The task - Check each line below for the word "chart", and copy those that have it.

Data supplied -
══════════
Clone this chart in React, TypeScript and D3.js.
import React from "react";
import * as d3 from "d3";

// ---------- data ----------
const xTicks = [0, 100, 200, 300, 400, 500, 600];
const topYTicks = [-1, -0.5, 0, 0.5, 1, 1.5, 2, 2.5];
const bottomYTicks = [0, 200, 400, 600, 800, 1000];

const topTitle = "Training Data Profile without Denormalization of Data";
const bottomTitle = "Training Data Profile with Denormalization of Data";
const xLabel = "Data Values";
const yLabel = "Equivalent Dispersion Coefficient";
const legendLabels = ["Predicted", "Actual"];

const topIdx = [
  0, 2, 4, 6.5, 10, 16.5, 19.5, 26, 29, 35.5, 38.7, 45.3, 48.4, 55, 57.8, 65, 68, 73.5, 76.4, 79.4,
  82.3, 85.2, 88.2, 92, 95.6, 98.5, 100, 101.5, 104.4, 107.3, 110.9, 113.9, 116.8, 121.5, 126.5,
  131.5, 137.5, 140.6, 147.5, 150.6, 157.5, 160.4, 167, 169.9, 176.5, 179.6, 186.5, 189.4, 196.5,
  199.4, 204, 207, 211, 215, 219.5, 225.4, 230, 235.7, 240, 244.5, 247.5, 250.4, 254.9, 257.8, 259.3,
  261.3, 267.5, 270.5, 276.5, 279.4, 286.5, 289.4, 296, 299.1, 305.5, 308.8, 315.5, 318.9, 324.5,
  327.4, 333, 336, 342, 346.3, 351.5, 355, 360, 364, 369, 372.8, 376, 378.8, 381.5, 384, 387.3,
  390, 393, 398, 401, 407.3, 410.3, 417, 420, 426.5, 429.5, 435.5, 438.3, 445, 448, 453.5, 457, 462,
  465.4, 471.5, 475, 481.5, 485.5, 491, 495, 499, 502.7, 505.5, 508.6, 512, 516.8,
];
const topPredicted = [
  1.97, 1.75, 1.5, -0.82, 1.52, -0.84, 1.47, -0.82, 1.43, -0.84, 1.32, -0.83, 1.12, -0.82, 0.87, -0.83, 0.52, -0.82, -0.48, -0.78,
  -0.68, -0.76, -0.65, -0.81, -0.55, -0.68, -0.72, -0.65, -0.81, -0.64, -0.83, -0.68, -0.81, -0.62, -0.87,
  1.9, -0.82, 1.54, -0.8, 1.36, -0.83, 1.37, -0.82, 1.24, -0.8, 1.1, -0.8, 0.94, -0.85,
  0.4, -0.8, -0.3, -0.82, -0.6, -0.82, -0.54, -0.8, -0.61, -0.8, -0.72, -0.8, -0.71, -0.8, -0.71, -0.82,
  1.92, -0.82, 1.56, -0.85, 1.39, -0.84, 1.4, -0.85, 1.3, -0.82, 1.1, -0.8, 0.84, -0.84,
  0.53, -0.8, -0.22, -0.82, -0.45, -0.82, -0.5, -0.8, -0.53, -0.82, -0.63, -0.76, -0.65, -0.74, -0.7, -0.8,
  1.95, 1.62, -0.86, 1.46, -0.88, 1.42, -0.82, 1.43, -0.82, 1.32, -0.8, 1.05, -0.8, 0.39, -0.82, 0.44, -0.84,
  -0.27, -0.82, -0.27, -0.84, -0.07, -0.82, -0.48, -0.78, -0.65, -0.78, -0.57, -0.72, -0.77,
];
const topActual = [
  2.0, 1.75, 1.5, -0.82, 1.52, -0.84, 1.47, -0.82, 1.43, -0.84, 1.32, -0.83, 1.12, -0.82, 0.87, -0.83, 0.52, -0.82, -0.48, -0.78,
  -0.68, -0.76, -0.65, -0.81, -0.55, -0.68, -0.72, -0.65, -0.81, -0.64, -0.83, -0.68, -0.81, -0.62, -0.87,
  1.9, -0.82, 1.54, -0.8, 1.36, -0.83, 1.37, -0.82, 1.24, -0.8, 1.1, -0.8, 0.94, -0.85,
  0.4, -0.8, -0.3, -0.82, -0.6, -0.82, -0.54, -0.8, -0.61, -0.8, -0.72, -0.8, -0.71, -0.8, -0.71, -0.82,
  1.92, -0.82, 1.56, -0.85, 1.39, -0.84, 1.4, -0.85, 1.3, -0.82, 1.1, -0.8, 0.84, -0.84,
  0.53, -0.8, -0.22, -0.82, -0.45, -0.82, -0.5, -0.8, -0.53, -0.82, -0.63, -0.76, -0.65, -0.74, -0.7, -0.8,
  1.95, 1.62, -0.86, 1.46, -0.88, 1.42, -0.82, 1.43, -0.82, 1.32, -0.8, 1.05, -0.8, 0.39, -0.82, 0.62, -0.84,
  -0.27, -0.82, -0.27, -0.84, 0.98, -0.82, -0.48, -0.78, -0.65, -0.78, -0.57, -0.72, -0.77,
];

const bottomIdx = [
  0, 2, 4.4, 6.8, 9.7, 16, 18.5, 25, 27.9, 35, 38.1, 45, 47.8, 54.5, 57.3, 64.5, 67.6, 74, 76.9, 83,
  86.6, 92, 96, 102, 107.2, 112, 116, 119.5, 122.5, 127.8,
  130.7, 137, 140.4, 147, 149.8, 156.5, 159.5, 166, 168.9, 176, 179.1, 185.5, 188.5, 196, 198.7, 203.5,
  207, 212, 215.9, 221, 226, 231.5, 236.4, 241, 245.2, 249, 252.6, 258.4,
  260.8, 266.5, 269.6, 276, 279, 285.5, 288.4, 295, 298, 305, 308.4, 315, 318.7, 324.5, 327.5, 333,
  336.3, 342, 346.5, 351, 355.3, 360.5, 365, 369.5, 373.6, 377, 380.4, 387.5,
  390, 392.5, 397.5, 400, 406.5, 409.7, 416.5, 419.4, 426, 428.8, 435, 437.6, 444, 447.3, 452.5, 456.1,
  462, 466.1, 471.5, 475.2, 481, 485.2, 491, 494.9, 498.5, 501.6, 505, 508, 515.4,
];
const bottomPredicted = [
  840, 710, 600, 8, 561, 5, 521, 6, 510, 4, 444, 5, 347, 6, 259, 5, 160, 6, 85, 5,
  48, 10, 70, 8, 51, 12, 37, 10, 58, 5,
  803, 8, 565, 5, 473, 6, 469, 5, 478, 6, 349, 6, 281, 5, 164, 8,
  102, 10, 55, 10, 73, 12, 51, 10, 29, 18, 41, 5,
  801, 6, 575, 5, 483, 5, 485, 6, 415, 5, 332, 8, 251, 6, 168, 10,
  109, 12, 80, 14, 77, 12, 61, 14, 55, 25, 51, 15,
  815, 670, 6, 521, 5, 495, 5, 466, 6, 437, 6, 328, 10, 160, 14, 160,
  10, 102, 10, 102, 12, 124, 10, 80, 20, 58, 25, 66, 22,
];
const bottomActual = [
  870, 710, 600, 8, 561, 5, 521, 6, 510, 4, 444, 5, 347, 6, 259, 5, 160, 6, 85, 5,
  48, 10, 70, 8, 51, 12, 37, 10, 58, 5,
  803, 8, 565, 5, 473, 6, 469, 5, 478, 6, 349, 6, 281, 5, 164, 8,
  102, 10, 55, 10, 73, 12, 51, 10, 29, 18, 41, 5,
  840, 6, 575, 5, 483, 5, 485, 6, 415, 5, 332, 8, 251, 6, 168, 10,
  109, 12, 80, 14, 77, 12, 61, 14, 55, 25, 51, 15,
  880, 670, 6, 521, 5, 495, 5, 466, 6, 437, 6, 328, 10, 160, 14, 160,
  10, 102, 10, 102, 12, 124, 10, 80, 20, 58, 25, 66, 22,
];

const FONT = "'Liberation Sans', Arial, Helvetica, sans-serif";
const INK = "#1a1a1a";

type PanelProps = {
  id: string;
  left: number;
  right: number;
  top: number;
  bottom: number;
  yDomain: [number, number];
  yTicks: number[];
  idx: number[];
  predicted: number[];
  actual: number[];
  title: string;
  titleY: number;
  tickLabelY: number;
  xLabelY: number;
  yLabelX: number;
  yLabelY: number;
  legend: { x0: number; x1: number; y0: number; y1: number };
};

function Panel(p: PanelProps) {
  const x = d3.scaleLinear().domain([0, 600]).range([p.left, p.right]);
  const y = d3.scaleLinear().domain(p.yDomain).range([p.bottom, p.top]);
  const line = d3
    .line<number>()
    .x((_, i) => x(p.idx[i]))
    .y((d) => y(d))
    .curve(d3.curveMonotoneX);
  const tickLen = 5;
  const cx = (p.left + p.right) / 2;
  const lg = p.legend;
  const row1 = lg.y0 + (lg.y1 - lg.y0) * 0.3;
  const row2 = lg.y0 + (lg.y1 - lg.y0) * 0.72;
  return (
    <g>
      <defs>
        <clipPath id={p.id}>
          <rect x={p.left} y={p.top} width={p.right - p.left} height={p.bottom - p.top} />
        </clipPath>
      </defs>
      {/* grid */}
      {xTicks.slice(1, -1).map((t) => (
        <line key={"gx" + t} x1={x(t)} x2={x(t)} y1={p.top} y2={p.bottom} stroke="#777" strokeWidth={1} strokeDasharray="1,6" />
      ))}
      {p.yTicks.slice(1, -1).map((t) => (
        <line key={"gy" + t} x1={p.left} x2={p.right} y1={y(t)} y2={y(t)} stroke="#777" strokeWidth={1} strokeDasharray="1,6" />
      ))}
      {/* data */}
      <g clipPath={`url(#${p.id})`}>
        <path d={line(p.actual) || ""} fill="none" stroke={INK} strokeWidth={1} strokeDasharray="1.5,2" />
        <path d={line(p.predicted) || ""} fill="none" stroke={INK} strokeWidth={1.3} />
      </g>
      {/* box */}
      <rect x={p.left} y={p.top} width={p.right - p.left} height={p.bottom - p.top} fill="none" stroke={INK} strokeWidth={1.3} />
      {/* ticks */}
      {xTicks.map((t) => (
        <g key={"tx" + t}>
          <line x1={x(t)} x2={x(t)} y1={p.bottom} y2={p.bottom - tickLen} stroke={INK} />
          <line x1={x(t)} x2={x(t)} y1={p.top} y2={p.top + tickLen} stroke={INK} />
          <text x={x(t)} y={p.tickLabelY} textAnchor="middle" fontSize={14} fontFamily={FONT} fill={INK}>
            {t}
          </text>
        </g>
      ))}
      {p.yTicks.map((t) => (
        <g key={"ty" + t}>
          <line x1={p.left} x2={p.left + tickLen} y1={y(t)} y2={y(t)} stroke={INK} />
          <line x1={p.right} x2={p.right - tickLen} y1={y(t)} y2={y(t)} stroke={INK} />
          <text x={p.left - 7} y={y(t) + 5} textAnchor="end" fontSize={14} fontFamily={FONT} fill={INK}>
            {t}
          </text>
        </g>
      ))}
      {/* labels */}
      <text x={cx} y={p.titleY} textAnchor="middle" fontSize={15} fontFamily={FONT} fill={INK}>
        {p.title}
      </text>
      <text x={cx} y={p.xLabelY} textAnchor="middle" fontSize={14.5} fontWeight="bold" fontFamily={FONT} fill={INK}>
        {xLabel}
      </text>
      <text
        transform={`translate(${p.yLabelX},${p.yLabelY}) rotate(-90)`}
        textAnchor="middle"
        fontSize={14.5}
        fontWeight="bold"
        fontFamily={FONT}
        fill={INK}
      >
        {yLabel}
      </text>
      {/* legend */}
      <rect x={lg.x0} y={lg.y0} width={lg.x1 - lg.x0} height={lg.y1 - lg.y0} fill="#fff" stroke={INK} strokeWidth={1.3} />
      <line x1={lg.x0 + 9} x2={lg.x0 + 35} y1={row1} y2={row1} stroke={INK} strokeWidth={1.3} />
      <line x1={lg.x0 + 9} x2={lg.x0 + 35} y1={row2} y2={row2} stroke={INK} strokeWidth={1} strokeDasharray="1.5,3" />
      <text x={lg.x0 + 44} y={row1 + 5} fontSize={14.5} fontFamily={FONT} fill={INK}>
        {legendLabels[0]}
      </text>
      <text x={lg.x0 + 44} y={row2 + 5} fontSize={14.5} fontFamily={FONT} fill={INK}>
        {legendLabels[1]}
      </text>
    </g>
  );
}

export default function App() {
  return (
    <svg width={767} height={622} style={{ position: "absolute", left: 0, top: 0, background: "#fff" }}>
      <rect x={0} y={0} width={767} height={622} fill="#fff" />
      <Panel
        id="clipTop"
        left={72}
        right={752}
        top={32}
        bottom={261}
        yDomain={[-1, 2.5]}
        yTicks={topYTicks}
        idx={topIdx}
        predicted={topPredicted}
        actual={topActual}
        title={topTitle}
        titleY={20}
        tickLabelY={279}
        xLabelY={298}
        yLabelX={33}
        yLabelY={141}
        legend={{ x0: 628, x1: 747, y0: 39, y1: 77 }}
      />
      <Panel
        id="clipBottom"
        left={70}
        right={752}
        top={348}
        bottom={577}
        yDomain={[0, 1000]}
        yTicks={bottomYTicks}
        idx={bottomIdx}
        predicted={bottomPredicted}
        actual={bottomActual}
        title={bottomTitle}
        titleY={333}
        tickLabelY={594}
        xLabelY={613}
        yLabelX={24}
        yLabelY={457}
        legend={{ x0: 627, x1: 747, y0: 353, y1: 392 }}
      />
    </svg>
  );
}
══════════
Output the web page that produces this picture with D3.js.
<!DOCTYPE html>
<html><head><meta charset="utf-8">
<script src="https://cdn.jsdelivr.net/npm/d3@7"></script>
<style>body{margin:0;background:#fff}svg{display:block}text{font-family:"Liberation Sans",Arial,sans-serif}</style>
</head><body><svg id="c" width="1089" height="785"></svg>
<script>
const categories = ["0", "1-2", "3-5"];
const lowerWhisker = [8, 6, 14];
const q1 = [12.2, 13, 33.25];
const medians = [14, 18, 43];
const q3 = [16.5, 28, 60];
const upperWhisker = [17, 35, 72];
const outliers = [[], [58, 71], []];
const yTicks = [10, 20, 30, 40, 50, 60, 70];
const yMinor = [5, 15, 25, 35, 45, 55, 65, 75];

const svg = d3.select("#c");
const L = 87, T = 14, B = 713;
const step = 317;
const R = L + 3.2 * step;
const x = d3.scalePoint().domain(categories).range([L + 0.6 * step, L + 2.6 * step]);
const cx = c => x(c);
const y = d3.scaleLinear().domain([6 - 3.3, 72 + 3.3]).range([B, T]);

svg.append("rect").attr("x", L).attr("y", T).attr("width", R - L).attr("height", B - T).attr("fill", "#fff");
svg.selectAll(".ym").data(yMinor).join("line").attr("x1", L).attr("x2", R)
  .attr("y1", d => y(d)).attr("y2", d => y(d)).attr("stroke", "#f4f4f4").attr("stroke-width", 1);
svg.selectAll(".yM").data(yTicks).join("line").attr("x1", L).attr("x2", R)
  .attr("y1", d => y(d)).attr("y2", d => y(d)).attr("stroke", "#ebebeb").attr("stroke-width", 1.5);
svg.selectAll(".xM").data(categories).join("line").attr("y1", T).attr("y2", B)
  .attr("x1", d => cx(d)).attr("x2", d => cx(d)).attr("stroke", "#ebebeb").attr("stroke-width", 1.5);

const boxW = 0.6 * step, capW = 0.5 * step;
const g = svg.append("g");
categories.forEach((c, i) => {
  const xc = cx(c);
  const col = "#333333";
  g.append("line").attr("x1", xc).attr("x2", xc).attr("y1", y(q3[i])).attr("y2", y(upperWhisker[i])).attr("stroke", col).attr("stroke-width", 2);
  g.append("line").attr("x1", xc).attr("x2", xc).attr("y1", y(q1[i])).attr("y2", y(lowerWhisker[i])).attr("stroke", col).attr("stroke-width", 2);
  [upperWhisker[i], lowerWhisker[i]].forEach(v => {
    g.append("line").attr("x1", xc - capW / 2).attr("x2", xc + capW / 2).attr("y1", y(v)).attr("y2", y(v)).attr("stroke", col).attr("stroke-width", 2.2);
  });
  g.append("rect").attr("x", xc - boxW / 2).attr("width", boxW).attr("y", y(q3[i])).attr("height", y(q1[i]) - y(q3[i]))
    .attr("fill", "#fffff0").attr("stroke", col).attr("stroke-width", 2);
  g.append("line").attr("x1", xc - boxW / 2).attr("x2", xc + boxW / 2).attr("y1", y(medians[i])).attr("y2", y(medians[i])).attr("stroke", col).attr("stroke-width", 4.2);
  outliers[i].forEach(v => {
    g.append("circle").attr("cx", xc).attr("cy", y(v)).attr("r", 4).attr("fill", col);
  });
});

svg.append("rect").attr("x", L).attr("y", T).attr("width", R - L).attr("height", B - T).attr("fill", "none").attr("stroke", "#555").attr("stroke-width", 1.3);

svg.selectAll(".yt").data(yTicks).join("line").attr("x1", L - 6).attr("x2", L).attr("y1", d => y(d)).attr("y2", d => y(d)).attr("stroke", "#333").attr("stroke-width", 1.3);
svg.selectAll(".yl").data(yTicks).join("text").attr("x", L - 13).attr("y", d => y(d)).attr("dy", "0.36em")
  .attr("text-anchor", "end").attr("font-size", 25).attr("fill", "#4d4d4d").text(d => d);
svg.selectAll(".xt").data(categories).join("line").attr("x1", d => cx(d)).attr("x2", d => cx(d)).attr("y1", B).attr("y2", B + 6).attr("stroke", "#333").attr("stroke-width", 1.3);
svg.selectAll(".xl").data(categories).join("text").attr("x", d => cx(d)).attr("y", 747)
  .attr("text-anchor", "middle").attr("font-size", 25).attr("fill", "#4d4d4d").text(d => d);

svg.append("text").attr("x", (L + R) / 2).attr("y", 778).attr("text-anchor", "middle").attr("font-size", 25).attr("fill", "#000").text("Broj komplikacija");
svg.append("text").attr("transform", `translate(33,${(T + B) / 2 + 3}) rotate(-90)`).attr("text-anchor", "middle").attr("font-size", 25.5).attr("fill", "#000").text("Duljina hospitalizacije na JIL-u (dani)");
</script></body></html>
══════════
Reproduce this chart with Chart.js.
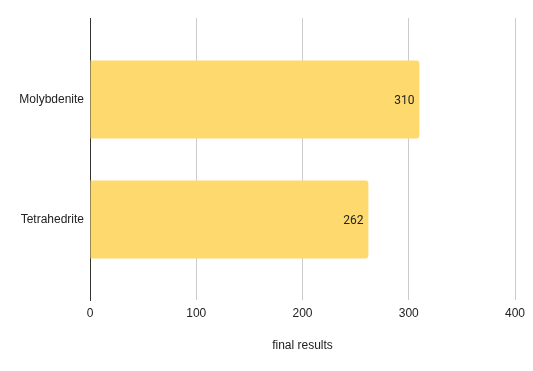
══════════
The reply -
Clone this chart in React, TypeScript and D3.js.
Reproduce this chart with Chart.js.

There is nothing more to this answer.